Global Disability Summit - joining the movement for change

 

Organisations of persons with disabilities have been routinely excluded from international development and humanitarian action.  This needs to change.

Progress on inclusion has been made, but it’s not enough. More needs to be done.

The Global Disability Summit with its vision of promoting equality is a timely reminder that meaningful engagement of persons with disabilities through their representative organisations is not an optional extra but a prerequisite to ensuring an inclusive world.

For CBM Global, authentic partnership with and accountability to the disability movement underpins all we do. We’re deeply committed to working alongside people with disabilities and their representative organisations, and to the principle of “nothing about us without us”. We believe that our mission of fighting to end the cycle of poverty and disability can only be achieved through partnership.  

WHAT IS THE GLOBAL DISABILITY SUMMIT?

The 2022 Global Disability Summit is hosted by the International Disability Alliance (IDA), the Government of Norway and the Government of Ghana.
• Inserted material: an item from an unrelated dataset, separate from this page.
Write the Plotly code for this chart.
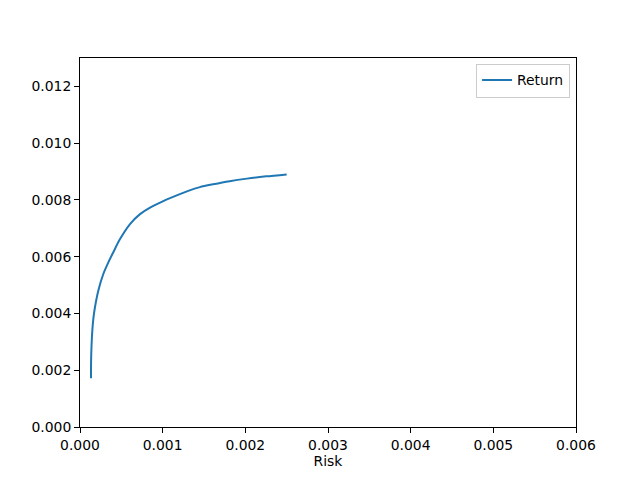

It will take place on 16th and 17th February 2022. Held mainly online, the summit will bring together governments to mobilise efforts for the implementation of the UN Convention on the Rights of Persons with Disabilities and to ensure no one is left behind in development and humanitarian efforts. It will also place an emphasis on the efforts that are needed to build back better due to the impact of COVID-19 and the resulting inequalities faced by persons with disabilities around the world.

ORGANISATIONS OF PERSONS WITH DISABILITIES AT THE HEART OF THE SUMMIT

A range of different stakeholders will join the event, all committed to advancing inclusion within development and humanitarian policies and programmes. We welcome the fact that organisations representing persons with disabilities (OPDs) will be at the heart of the summit. Governments, the private sector, civil society, and other stakeholders have made progress on developing these partnerships but more needs to be done. We need concrete steps to ensure equal participation of OPDs in decision making, policy development, and programme implementation for lasting systemic change to happen. 

New report: Lessons learned from partnerships with organisations of persons with disabilities

Our new report, “We have a key role now”: Lessons learned from partnerships with organisations of persons with disabilities celebrates what is working well in our partnership approach and identifies measures to further strengthen our partnership with organisations of persons with disabilities. It is offered as an example of what partnership can mean and as a contribution to the wider efforts of integrating organisations of persons with disabilities into international cooperation.

A listening exercise was conducted by CBM Global from 2020 to 2021 across 14 countries and 32 organisations to gather feedback on our partnerships with organisations of persons with disabilities. This was at a time when CBM Global was setting out explicit commitments towards working in partnership with and being accountable to the disability movement. The Federation, therefore, wanted to gather feedback from OPD partners on their experiences of partnership to date, as a starting point to build upon.